(Instruction):
Your task is to retype the lines from the opening of the material through the line that includes "import * as". Do not copy the pictures.

(Data block):
★ ★ ★ ★ ★
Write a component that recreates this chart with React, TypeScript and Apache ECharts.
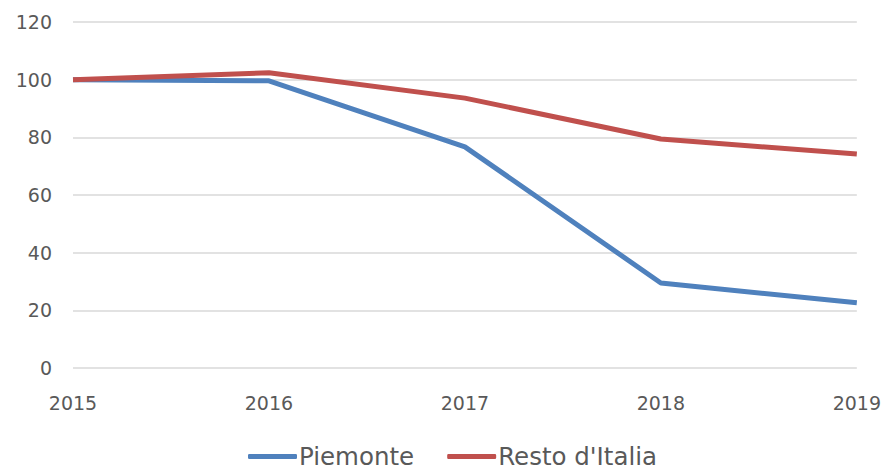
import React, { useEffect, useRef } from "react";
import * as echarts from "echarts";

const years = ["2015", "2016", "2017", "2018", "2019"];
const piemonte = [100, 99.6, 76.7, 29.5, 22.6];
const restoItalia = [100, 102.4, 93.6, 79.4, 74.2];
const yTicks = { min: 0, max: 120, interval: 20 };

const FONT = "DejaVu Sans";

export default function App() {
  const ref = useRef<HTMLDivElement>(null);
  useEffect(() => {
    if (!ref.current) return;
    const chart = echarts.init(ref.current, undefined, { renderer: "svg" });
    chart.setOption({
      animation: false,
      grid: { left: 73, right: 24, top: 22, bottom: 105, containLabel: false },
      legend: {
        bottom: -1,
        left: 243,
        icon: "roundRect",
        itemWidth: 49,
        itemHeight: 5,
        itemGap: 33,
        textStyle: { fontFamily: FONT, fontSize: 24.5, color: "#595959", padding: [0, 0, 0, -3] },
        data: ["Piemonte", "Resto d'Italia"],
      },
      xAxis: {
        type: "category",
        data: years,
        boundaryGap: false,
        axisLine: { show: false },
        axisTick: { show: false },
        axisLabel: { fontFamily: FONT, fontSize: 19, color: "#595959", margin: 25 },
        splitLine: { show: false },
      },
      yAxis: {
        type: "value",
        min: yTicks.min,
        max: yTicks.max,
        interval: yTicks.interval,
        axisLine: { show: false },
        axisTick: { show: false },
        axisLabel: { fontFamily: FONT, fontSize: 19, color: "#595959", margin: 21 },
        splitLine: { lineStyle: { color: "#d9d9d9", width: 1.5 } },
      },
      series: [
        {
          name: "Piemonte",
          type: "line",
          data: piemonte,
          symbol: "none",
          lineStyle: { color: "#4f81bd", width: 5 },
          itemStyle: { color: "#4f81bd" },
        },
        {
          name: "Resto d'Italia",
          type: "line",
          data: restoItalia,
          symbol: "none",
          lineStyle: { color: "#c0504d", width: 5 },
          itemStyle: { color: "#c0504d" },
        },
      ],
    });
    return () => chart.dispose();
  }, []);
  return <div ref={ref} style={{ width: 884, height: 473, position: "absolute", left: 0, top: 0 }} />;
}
★ ★ ★ ★ ★
(The solution):
Write a component that recreates this chart with React, TypeScript and Apache ECharts.
import React, { useEffect, useRef } from "react";
import * as echarts from "echarts";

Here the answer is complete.